__AIM__:
Exactly the lines from the line holding "What Plotly code" to the line holding "import plotly.graph_objects as go", both lines included, are to be echoed; pictures are not.

__INFORMATION SHOWN__:
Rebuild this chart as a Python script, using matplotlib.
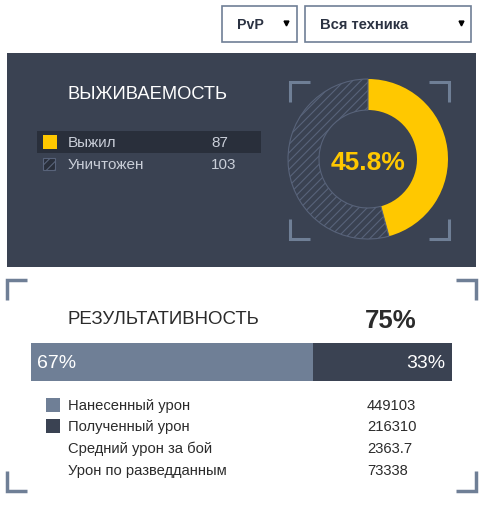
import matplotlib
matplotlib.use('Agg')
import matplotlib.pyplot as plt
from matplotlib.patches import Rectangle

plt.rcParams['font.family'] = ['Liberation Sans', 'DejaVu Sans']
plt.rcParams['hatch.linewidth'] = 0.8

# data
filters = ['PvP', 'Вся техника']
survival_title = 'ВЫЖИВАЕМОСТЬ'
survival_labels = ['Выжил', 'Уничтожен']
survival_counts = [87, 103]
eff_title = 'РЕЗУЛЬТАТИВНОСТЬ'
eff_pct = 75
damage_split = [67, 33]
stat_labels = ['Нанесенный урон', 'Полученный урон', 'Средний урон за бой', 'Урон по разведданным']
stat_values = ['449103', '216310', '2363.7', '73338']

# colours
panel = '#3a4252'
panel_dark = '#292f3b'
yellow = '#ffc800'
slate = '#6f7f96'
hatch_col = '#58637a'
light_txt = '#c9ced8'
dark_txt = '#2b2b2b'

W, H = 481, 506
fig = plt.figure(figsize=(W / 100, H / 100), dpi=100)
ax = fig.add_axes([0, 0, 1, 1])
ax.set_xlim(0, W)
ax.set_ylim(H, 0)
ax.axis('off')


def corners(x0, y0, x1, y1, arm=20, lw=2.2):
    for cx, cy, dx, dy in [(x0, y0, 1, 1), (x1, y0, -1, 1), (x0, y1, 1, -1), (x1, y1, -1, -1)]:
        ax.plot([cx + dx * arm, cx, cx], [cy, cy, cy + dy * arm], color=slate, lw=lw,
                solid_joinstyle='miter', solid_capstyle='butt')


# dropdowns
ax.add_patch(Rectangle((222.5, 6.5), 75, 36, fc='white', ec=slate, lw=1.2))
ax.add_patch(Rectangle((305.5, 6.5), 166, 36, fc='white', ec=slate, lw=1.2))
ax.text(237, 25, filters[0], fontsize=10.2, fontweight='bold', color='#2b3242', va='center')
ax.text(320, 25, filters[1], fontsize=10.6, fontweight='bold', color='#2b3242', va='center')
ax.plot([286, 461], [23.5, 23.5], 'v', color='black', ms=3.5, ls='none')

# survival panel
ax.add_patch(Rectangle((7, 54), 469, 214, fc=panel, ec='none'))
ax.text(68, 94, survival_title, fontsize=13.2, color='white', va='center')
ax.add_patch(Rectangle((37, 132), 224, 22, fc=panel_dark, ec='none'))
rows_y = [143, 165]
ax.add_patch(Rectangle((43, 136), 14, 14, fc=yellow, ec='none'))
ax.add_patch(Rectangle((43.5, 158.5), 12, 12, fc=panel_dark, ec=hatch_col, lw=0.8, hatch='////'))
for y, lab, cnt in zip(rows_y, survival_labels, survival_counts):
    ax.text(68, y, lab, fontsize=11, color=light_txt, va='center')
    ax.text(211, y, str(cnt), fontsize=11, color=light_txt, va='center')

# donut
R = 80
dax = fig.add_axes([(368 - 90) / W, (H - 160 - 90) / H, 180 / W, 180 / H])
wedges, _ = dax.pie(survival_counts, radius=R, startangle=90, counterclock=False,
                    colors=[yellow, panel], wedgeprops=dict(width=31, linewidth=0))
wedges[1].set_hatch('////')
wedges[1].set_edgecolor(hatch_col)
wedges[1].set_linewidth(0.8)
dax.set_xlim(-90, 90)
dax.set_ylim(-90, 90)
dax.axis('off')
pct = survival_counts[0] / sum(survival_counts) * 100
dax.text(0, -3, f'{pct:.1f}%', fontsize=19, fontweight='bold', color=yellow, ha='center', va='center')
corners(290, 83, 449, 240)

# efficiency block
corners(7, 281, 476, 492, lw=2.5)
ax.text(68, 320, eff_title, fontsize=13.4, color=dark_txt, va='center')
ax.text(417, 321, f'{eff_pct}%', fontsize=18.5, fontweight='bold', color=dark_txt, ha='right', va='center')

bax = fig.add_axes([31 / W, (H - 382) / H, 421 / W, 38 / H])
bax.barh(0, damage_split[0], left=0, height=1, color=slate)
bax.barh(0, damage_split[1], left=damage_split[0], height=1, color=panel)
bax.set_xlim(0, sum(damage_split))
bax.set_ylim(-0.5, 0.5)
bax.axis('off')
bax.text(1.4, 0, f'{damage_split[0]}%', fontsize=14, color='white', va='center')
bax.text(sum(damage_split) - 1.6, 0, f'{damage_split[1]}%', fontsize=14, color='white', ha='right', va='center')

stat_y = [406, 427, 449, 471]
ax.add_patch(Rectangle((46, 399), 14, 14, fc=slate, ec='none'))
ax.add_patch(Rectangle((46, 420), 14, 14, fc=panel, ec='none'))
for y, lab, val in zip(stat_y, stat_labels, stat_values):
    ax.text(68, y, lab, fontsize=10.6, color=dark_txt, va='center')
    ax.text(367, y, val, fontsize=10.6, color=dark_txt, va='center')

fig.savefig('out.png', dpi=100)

---

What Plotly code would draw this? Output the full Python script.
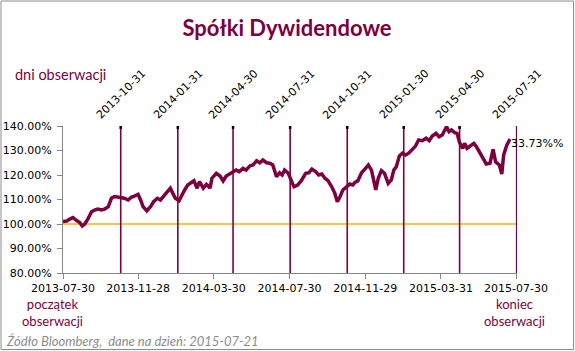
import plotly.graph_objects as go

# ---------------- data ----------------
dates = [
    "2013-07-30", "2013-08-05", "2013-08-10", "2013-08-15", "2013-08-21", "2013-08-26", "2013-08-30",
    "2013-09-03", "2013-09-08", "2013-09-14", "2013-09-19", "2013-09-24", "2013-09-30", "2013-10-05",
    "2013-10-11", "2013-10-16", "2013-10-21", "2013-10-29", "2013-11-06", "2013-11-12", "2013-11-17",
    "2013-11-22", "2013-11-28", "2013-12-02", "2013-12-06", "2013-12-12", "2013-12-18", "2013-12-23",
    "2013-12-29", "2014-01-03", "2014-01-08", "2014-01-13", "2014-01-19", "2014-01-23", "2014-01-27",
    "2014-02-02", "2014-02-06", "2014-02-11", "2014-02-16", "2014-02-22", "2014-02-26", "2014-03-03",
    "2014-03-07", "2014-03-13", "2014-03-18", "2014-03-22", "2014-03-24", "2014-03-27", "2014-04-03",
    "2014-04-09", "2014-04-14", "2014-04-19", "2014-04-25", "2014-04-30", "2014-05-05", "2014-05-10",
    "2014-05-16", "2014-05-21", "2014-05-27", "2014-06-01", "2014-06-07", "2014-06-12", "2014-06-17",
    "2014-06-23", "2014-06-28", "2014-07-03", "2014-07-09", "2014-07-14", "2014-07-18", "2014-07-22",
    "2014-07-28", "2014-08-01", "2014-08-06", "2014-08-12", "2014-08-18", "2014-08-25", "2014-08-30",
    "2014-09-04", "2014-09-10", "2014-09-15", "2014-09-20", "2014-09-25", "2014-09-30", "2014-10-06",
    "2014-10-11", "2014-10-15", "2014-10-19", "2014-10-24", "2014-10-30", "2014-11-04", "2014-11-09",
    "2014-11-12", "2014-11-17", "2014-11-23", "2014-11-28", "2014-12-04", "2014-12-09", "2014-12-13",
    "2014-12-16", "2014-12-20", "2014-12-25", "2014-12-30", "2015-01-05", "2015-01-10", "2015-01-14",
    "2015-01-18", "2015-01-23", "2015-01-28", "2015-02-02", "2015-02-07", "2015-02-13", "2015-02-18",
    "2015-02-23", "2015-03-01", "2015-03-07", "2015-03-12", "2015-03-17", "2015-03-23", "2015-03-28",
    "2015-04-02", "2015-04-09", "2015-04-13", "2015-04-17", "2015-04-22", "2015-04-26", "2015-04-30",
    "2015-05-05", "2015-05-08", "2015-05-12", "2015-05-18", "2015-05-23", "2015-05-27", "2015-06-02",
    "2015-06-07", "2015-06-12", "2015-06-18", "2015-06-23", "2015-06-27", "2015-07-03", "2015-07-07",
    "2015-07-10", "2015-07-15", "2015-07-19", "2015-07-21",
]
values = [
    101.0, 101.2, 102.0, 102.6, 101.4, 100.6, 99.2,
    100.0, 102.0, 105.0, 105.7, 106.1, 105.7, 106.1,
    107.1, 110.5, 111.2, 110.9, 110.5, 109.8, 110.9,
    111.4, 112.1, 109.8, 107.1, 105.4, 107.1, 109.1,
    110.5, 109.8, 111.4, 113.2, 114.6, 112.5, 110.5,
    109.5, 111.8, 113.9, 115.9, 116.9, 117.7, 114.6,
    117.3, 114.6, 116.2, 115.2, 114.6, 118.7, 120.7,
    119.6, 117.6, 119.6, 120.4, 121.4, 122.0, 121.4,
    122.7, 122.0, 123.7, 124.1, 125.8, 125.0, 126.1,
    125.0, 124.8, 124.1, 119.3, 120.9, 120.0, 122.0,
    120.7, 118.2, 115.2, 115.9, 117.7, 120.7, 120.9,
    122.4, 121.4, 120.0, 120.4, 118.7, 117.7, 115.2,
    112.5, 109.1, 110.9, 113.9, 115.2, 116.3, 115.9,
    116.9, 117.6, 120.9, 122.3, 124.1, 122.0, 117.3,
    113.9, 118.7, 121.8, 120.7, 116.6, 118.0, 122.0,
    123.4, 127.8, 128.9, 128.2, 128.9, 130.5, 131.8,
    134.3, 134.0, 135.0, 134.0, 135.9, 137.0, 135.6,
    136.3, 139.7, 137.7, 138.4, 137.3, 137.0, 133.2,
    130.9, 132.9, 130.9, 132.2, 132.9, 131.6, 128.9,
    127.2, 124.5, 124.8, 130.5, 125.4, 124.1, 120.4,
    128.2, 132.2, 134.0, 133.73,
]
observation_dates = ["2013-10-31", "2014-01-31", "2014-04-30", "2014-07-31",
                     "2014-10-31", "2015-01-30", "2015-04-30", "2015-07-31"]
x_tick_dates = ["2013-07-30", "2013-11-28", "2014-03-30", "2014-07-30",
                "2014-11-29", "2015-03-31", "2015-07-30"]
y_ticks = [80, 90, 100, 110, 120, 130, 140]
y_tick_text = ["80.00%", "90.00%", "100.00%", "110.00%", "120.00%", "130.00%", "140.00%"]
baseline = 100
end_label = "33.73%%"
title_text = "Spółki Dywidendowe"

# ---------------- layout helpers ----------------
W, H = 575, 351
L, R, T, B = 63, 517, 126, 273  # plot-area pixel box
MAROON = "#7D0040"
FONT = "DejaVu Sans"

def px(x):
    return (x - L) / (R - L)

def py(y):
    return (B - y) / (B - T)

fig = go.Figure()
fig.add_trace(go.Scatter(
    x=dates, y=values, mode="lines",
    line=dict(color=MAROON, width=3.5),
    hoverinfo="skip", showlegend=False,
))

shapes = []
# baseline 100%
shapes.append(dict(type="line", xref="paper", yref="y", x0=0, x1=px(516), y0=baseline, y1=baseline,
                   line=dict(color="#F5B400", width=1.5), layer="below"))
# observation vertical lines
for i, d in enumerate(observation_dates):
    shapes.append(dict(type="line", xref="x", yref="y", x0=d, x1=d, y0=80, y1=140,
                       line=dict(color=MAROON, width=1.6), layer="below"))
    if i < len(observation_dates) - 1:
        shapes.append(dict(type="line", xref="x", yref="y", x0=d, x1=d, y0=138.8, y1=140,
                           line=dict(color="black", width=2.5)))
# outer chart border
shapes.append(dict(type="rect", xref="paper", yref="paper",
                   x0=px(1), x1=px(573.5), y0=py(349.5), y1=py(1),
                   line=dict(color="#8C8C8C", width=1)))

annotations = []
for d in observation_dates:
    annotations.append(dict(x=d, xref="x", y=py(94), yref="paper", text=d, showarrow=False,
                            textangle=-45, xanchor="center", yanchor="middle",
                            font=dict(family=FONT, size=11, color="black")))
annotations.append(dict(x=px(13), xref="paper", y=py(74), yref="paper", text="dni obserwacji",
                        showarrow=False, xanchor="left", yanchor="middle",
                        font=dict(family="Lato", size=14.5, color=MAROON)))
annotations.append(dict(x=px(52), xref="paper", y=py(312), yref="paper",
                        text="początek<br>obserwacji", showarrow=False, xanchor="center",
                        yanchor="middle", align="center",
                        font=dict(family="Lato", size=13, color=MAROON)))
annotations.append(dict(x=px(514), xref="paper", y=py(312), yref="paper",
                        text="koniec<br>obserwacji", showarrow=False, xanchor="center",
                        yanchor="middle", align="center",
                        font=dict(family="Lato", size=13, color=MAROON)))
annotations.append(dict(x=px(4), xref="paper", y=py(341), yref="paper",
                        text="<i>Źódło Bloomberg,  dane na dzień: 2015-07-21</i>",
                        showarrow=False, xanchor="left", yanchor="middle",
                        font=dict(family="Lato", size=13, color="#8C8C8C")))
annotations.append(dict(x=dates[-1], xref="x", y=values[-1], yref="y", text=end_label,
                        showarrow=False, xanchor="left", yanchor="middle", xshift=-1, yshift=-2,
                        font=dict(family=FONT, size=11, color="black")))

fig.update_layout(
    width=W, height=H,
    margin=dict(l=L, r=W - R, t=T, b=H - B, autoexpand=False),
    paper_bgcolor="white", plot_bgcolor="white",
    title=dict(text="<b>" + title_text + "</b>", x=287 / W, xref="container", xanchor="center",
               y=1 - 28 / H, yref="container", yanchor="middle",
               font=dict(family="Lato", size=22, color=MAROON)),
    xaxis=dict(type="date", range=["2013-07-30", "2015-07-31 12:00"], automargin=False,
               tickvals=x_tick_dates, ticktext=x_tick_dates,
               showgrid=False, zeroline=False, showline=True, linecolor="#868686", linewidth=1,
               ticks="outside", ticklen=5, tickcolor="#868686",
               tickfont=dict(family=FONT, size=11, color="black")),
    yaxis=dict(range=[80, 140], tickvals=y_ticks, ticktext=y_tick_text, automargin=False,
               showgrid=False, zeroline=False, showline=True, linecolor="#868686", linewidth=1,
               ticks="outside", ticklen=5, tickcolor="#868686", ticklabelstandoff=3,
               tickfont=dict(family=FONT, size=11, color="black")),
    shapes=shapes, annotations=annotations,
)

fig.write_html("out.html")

...

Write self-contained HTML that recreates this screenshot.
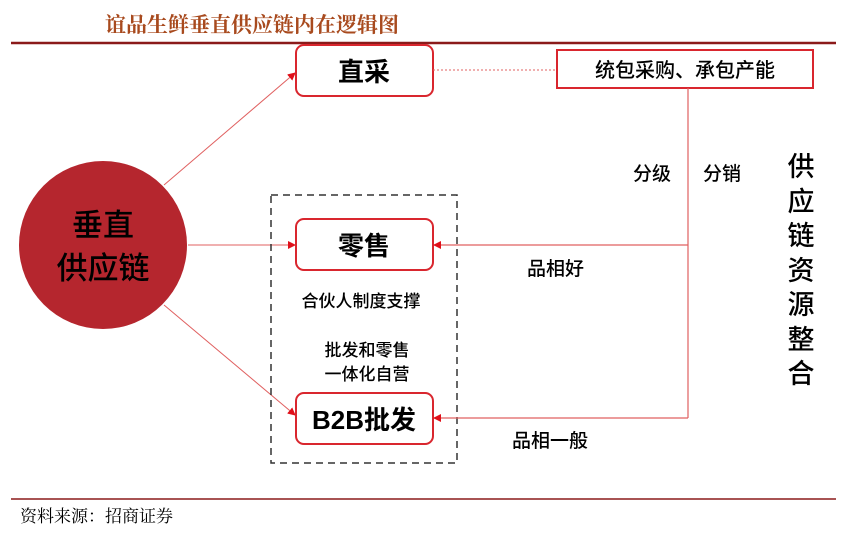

__RESULT FOR THIS EXERCISE__:
What Plotly code would draw this? Output the full Python script.
import plotly.graph_objects as go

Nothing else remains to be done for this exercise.